Judges in the vanguard of the post-Jackson costs management era will go into April armed with just 4.5 hours of training, a quarterly newsletter and a podcast.
In a response to a freedom of information request, the Judicial College confirmed that all 728 salaried civil judges will have had just one day’s training in how to deal with radical changes coming into force on 1 April.
From that date, judges will have to oversee provisional assessments for the first time and make costs management orders once lawyers have submitted their proposed budget.
Iain Stark, chair of the Association of Costs Lawyers, warned that many judges are ‘ill-prepared and ill-equipped’ to deal with the reforms.
‘I have nothing but admiration for the judges, but this training is supposed to equip them to deal with one of the most fundamental changes since 1998,’ he said.
‘How many of the judges were in practice in the last three or four years?
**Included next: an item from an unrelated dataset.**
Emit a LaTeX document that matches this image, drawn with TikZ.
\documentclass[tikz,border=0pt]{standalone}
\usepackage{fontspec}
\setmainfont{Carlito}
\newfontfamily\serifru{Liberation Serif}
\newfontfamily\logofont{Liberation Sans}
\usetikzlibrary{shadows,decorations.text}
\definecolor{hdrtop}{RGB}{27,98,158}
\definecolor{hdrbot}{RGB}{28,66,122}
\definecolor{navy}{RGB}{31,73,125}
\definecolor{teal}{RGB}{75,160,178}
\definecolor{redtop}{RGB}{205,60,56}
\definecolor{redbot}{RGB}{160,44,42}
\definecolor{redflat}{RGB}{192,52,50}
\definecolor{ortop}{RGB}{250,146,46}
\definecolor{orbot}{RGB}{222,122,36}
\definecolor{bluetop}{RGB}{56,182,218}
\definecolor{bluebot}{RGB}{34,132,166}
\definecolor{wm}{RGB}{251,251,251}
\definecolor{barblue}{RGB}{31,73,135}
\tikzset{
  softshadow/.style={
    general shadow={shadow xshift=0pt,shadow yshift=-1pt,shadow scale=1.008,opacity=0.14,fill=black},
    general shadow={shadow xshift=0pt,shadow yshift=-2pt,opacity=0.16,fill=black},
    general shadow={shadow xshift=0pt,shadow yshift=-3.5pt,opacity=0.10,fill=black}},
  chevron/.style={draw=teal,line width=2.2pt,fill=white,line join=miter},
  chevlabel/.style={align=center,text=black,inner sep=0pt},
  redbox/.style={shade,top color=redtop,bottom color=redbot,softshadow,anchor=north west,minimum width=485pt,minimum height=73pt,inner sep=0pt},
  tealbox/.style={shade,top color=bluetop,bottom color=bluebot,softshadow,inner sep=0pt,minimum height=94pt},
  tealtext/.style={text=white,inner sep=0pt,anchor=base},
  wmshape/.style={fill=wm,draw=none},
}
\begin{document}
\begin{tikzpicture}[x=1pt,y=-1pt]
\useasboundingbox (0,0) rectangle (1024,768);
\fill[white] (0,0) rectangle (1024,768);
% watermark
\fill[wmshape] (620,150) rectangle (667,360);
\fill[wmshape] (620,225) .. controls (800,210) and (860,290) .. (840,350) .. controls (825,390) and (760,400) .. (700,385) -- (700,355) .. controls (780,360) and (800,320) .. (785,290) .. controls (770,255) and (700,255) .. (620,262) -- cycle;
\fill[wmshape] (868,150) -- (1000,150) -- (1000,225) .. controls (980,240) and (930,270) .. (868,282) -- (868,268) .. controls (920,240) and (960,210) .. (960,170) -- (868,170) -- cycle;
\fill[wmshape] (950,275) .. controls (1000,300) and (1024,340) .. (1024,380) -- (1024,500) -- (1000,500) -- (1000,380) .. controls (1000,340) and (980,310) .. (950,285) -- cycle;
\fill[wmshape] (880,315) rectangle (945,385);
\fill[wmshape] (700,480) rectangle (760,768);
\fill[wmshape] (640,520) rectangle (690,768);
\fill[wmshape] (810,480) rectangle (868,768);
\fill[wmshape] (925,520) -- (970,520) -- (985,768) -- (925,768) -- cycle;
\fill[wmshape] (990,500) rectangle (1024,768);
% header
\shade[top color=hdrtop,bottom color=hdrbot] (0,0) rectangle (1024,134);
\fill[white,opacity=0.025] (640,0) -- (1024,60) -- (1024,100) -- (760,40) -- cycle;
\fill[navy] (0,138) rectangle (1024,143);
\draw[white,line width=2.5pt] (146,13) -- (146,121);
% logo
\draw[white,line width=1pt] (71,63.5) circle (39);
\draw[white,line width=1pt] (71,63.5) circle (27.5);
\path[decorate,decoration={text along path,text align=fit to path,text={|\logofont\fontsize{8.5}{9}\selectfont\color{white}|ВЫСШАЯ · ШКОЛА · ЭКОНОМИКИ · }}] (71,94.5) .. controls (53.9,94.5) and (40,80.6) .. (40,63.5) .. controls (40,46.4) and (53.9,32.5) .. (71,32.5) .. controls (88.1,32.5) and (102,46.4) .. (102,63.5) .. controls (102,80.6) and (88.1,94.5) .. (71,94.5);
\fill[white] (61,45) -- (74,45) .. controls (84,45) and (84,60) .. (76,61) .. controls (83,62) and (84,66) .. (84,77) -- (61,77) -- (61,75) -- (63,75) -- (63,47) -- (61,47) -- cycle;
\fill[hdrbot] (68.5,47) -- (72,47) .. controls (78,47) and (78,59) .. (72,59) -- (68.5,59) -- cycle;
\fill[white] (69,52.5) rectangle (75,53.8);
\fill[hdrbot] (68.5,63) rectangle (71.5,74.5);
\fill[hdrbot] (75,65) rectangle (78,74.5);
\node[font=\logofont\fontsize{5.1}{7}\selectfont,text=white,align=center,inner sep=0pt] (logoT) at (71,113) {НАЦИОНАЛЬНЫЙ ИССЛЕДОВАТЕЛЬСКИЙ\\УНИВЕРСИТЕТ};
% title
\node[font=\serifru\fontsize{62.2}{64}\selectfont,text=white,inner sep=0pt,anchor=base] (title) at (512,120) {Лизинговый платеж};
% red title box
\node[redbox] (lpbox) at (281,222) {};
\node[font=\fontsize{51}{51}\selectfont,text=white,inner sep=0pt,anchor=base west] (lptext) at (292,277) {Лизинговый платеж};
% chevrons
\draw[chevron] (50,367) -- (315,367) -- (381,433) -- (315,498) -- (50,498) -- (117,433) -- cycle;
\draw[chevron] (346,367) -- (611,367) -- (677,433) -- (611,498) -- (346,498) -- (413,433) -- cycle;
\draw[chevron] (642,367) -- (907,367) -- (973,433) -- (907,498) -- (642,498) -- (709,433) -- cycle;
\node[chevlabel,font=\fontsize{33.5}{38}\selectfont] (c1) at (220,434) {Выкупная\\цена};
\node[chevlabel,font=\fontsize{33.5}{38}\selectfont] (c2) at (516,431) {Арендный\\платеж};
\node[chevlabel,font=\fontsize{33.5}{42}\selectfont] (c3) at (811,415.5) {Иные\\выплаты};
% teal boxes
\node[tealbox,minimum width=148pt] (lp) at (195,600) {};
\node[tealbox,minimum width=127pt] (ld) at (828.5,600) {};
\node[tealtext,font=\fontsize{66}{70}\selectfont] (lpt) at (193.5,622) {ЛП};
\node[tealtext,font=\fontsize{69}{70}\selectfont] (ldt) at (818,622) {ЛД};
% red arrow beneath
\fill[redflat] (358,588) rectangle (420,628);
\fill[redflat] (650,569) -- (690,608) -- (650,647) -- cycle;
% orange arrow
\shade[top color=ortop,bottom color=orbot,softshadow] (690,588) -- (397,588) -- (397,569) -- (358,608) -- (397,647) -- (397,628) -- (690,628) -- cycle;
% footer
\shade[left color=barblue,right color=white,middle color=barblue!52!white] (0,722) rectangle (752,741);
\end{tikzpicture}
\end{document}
How many were barristers and have never conducted a piece of litigation? These people will have 4.5 hours to train for something that lawyers started preparing for months ago.’
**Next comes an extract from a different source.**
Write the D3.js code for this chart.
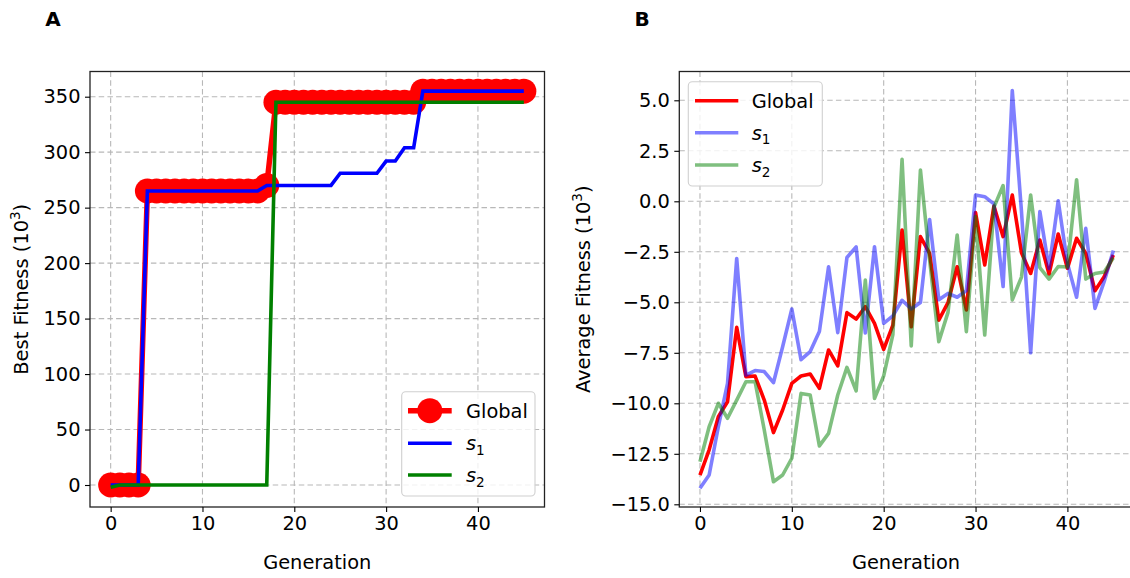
<!DOCTYPE html>
<html>
<head>
<meta charset="utf-8">
<script src="https://cdn.jsdelivr.net/npm/d3@7"></script>
<style>
  body { margin: 0; background: #fff; }
  svg { display: block; }
  text { font-family: "DejaVu Sans", sans-serif; fill: #000; }
</style>
</head>
<body>
<svg id="fig" width="1130" height="578"></svg>
<script>
// ---- Data (fitness in units of 10^3) ----
const bestGlobal = [0, 0, 0, 0, 265, 265, 265, 265, 265, 265, 265, 265, 265, 265, 265, 265, 265,
  270, 345, 345, 345, 345, 345, 345, 345, 345, 345, 345, 345, 345, 345, 345, 345, 345,
  355, 355, 355, 355, 355, 355, 355, 355, 355, 355, 355, 355];
const bestS1 = [0, 0, 0, 0, 265, 265, 265, 265, 265, 265, 265, 265, 265, 265, 265, 265, 265,
  270, 270, 270, 270, 270, 270, 270, 270, 281, 281, 281, 281, 281, 292, 292, 304, 304,
  355, 355, 355, 355, 355, 355, 355, 355, 355, 355, 355, 355];
const bestS2 = [-2, 0, 0, 0, 0, 0, 0, 0, 0, 0, 0, 0, 0, 0, 0, 0, 0, 0,
  345, 345, 345, 345, 345, 345, 345, 345, 345, 345, 345, 345, 345, 345, 345, 345,
  345, 345, 345, 345, 345, 345, 345, 345, 345, 345, 345, 345];

const avgGlobal = [-13.55, -12.3, -10.66, -9.92, -6.24, -8.68, -8.65, -9.84, -11.45, -10.33,
  -9.01, -8.65, -8.55, -9.26, -7.36, -8.15, -5.51, -5.83, -5.22, -6.04,
  -7.33, -6.13, -1.42, -6.21, -1.75, -2.58, -5.88, -5.02, -3.24, -5.38,
  -0.56, -3.15, -0.23, -1.75, 0.31, -2.55, -3.57, -1.92, -3.6, -1.62,
  -3.32, -1.83, -2.58, -4.43, -3.73, -2.66];
const avgS1 = [-14.21, -13.55, -11.16, -9.01, -2.83, -8.6, -8.38, -8.43, -8.98, -7.2,
  -5.33, -7.84, -7.44, -6.45, -3.24, -6.5, -2.78, -2.26, -6.52, -2.25,
  -6.04, -5.67, -4.9, -5.33, -5.01, -0.9, -4.87, -4.56, -4.75, -4.42,
  0.31, 0.23, -0.13, -4.22, 5.48, -0.5, -7.5, -0.51, -3.32, 0.03,
  -3.07, -4.75, -1.34, -5.3, -3.98, -2.44];
const avgS2 = [-12.89, -11.16, -10.0, -10.74, -9.84, -8.93, -8.93, -11.32, -13.88, -13.55,
  -12.72, -9.51, -9.59, -12.11, -11.49, -9.59, -8.22, -9.38, -3.9, -9.76,
  -8.64, -6.6, 2.08, -7.16, 1.55, -2.9, -6.95, -5.5, -1.67, -6.45,
  -0.76, -6.62, -0.3, 0.78, -4.88, -3.75, 0.31, -3.28, -3.85, -3.23,
  -3.25, 1.07, -3.85, -3.57, -3.5, -2.8];

const xTicks = [0, 10, 20, 30, 40];
const yTicksA = [0, 50, 100, 150, 200, 250, 300, 350];
const yTicksB = [-15, -12.5, -10, -7.5, -5, -2.5, 0, 2.5, 5];

// ---- Layout ----
const FS = 19.4;
const svg = d3.select("#fig");

const boxA = { left: 90, right: 544.5, top: 71.5, bottom: 507 };
const boxB = { left: 679.3, right: 1134, top: 71.5, bottom: 507 };

const xA = d3.scaleLinear().domain([-2.25, 47.25]).range([boxA.left, boxA.right]);
const yA = d3.scaleLinear().domain([0, 350]).range([485, 96.7]);
const xB = d3.scaleLinear().domain([-2.25, 47.25]).range([boxB.left, boxB.right]);
const yB = d3.scaleLinear().domain([0, 5]).range([201.3, 100.3]);

const fmtB = v => d3.format(".1f")(v).replace("-", "\u2212");

function drawFrame(g, box, x, y, yTicks, yFmt) {
  // dashed grid
  g.append("g").selectAll("line").data(xTicks).join("line")
    .attr("x1", d => x(d)).attr("x2", d => x(d))
    .attr("y1", box.top).attr("y2", box.bottom)
    .attr("stroke", "#b8b8b8").attr("stroke-width", 1.1).attr("stroke-dasharray", "5.5,3.2");
  g.append("g").selectAll("line").data(yTicks).join("line")
    .attr("x1", box.left).attr("x2", box.right)
    .attr("y1", d => y(d)).attr("y2", d => y(d))
    .attr("stroke", "#b8b8b8").attr("stroke-width", 1.1).attr("stroke-dasharray", "5.5,3.2");
}

function drawAxes(g, box, x, y, yTicks, yFmt) {
  // spines
  g.append("rect")
    .attr("x", box.left).attr("y", box.top)
    .attr("width", box.right - box.left).attr("height", box.bottom - box.top)
    .attr("fill", "none").attr("stroke", "#222").attr("stroke-width", 1.3);

  const xAxis = d3.axisBottom(x).tickValues(xTicks).tickSize(5).tickPadding(4.5)
    .tickFormat(d3.format("d"));
  const gx = g.append("g").attr("transform", `translate(0,${box.bottom})`).call(xAxis);
  gx.select(".domain").remove();
  gx.selectAll(".tick line").attr("stroke", "#000").attr("stroke-width", 1.1);
  gx.selectAll(".tick text").attr("font-size", FS).attr("font-family", "DejaVu Sans").attr("fill", "#000");

  const yAxis = d3.axisLeft(y).tickValues(yTicks).tickSize(5).tickPadding(4.5).tickFormat(yFmt);
  const gy = g.append("g").attr("transform", `translate(${box.left},0)`).call(yAxis);
  gy.select(".domain").remove();
  gy.selectAll(".tick line").attr("stroke", "#000").attr("stroke-width", 1.1);
  gy.selectAll(".tick text").attr("font-size", FS).attr("font-family", "DejaVu Sans").attr("fill", "#000");
}

function subLabel(textSel, base, sub) {
  textSel.append("tspan").attr("font-style", "italic").text(base);
  textSel.append("tspan").attr("font-size", FS * 0.7).attr("dy", 4.5).text(sub);
}

function yLabel(g, cx, cy, main) {
  const t = g.append("text")
    .attr("transform", `translate(${cx},${cy}) rotate(-90)`)
    .attr("text-anchor", "middle").attr("font-size", FS);
  t.append("tspan").text(main + " (10");
  t.append("tspan").attr("font-size", FS * 0.7).attr("dy", -8).text("3");
  t.append("tspan").attr("dy", 8).text(")");
}

// ---- Panel A: best fitness ----
const gA = svg.append("g");
drawFrame(gA, boxA, xA, yA, yTicksA);

const lineA = d3.line().x((d, i) => xA(i)).y(d => yA(d));
gA.append("path").datum(bestGlobal).attr("d", lineA)
  .attr("fill", "none").attr("stroke", "#ff0000").attr("stroke-width", 5.5).attr("stroke-linejoin", "round");
gA.append("g").selectAll("circle").data(bestGlobal).join("circle")
  .attr("cx", (d, i) => xA(i)).attr("cy", d => yA(d)).attr("r", 12.5).attr("fill", "#ff0000");
gA.append("path").datum(bestS1).attr("d", lineA)
  .attr("fill", "none").attr("stroke", "#0000ff").attr("stroke-width", 3.6);
gA.append("path").datum(bestS2).attr("d", lineA)
  .attr("fill", "none").attr("stroke", "#008000").attr("stroke-width", 3.6);

drawAxes(gA, boxA, xA, yA, yTicksA, d3.format("d"));

// legend A
const legA = gA.append("g");
legA.append("rect").attr("x", 401.7).attr("y", 391.7).attr("width", 133.3).attr("height", 104.3)
  .attr("rx", 4).attr("fill", "#fff").attr("fill-opacity", 0.8).attr("stroke", "#d0d0d0").attr("stroke-width", 1.1);
const legAItems = [
  { key: "Global", color: "#ff0000", w: 5.5, marker: true },
  { key: "s", sub: "1", color: "#0000ff", w: 3.6 },
  { key: "s", sub: "2", color: "#008000", w: 3.6 }
];
const legAY = [410.7, 443.3, 475];
legAItems.forEach((it, i) => {
  const y = legAY[i];
  legA.append("line").attr("x1", 408).attr("x2", 451.7).attr("y1", y).attr("y2", y)
    .attr("stroke", it.color).attr("stroke-width", it.w);
  if (it.marker) legA.append("circle").attr("cx", 429.8).attr("cy", y).attr("r", 12.5).attr("fill", it.color);
  const t = legA.append("text").attr("x", 466).attr("y", y + 7).attr("font-size", FS);
  if (it.sub) subLabel(t, it.key, it.sub); else t.text(it.key);
});

gA.append("text").attr("x", (boxA.left + boxA.right) / 2).attr("y", 569)
  .attr("text-anchor", "middle").attr("font-size", FS).text("Generation");
yLabel(gA, 28, (boxA.top + boxA.bottom) / 2, "Best Fitness");
gA.append("text").attr("x", 53).attr("y", 26).attr("text-anchor", "middle")
  .attr("font-size", 20).attr("font-weight", "bold").text("A");

// ---- Panel B: average fitness ----
const gB = svg.append("g");
drawFrame(gB, boxB, xB, yB, yTicksB);

const lineB = d3.line().x((d, i) => xB(i)).y(d => yB(d));
gB.append("path").datum(avgGlobal).attr("d", lineB)
  .attr("fill", "none").attr("stroke", "#ff0000").attr("stroke-width", 3.6).attr("stroke-linejoin", "round");
gB.append("path").datum(avgS1).attr("d", lineB)
  .attr("fill", "none").attr("stroke", "#0000ff").attr("stroke-opacity", 0.5).attr("stroke-width", 3.6).attr("stroke-linejoin", "round");
gB.append("path").datum(avgS2).attr("d", lineB)
  .attr("fill", "none").attr("stroke", "#008000").attr("stroke-opacity", 0.5).attr("stroke-width", 3.6).attr("stroke-linejoin", "round");

drawAxes(gB, boxB, xB, yB, yTicksB, fmtB);

// legend B
const legB = gB.append("g");
legB.append("rect").attr("x", 688.3).attr("y", 81.7).attr("width", 134).attr("height", 104.3)
  .attr("rx", 4).attr("fill", "#fff").attr("fill-opacity", 0.8).attr("stroke", "#d0d0d0").attr("stroke-width", 1.1);
const legBItems = [
  { key: "Global", color: "#ff0000", op: 1 },
  { key: "s", sub: "1", color: "#0000ff", op: 0.5 },
  { key: "s", sub: "2", color: "#008000", op: 0.5 }
];
const legBY = [100.7, 132.7, 165];
legBItems.forEach((it, i) => {
  const y = legBY[i];
  legB.append("line").attr("x1", 695).attr("x2", 738.3).attr("y1", y).attr("y2", y)
    .attr("stroke", it.color).attr("stroke-opacity", it.op).attr("stroke-width", 3.6);
  const t = legB.append("text").attr("x", 751.7).attr("y", y + 7).attr("font-size", FS);
  if (it.sub) subLabel(t, it.key, it.sub); else t.text(it.key);
});

gB.append("text").attr("x", 906).attr("y", 569)
  .attr("text-anchor", "middle").attr("font-size", FS).text("Generation");
yLabel(gB, 590, (boxB.top + boxB.bottom) / 2, "Average Fitness");
gB.append("text").attr("x", 642).attr("y", 26).attr("text-anchor", "middle")
  .attr("font-size", 20).attr("font-weight", "bold").text("B");
</script>
</body>
</html>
The Judicial College said seminars held in Coventry, Leeds and London ran from 10am to 3.30pm and focused on an introduction to the Civil Procedure Rules amendments with four group exercises on pre-costs management, the costs management conference, the pre-trial conference and the assessment of costs.
The sessions made no specific reference to training for provisional assessments.
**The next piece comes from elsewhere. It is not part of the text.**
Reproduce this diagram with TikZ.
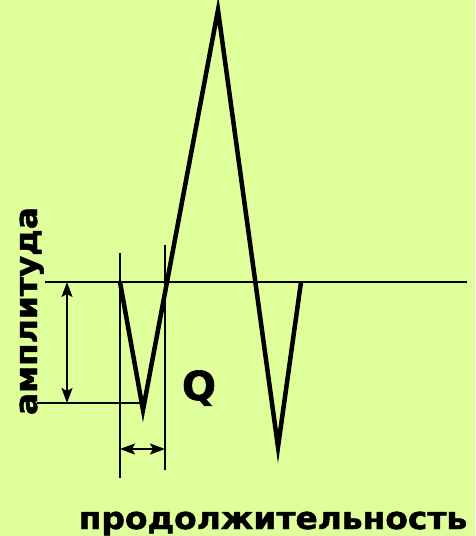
\documentclass[tikz,border=0pt]{standalone}
\usepackage{fontspec}
\setmainfont{DejaVu Sans}
\newfontfamily\heavyfont{DejaVu Sans Bold}[FakeBold=1.5]
\usetikzlibrary{arrows.meta, positioning}
\definecolor{bgyellow}{RGB}{222,255,153}

\begin{document}
\begin{tikzpicture}[
  x=1pt, y=-1pt,
  wave/.style={line width=4.5pt, line join=miter},
  guide/.style={line width=2pt},
  dimarrow/.style={{Stealth[length=15pt,width=11pt,inset=3pt]}-{Stealth[length=15pt,width=11pt,inset=3pt]}, line width=2pt},
  label/.style={font=\heavyfont\fontsize{31}{31}\selectfont, inner sep=0pt, anchor=base},
  bigq/.style={font=\heavyfont\fontsize{40}{40}\selectfont, inner sep=0pt, anchor=base}
]
\fill[bgyellow] (0,0) rectangle (475,536);
\useasboundingbox (0,0) rectangle (475,536);

% ---- waveform points ----
\coordinate (start) at (120,282);
\coordinate (qdip)  at (143,410);
\coordinate (peak)  at (218,10);
\coordinate (sdip)  at (278,447);
\coordinate (stop)  at (301,282);

% ---- guide lines ----
\coordinate (base_l) at (45,282);
\coordinate (base_r) at (467,282);
\coordinate (low_l)  at (37,403);
\coordinate (low_r)  at (141,403);
\coordinate (vl_top) at (120,253);
\coordinate (vl_bot) at (120,478);
\coordinate (vr_top) at (165,245);
\coordinate (vr_bot) at (165,470);

\draw[guide] (base_l) -- (base_r);
\draw[guide] (low_l)  -- (low_r);
\draw[guide] (vl_top) -- (vl_bot);
\draw[guide] (vr_top) -- (vr_bot);

\draw[wave] (start) -- (qdip) -- (peak) -- (sdip) -- (stop);

% ---- dimension arrows ----
\coordinate (amp_top) at (67,282);
\coordinate (amp_bot) at (67,403);
\coordinate (dur_l)   at (120,449);
\coordinate (dur_r)   at (165,449);

\draw[dimarrow] (amp_top) -- (amp_bot);
\draw[dimarrow] (dur_l)   -- (dur_r);

% ---- labels ----
\node[bigq] (qlabel) at (199,400) {Q};
\node[label, rotate=90] (amplabel) at (37,311) {\scalebox{1.06}[1]{амплитуда}};
\node[label] (durlabel) at (273,529) {\scalebox{1.06}[1]{продолжительность}};

\end{tikzpicture}
\end{document}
The Judicial Office said further training will be provided in two further modules on costs, but the first of these will not happen until 20 May.
The FoI request also revealed that pre-April training has cost around £114,000. Stark said: ‘If you divide that by the number of judges it means we’ve spent around £150 on training each judge – I spend more on an MOT for my car.’
In addition to training, judges have been given ‘preparatory learning material’ for all the courses. Separately, judges received a podcast and ‘toolkit’ of checklists, rules and materials which can be used after 1 April.
Judges were expected to spend at least eight hours downloading materials and reading in advance of the training.
The Judicial College said 80% of respondents to a post-training questionnaire felt the session had been useful to them in their judicial role, although some said they would have preferred a two-day seminar.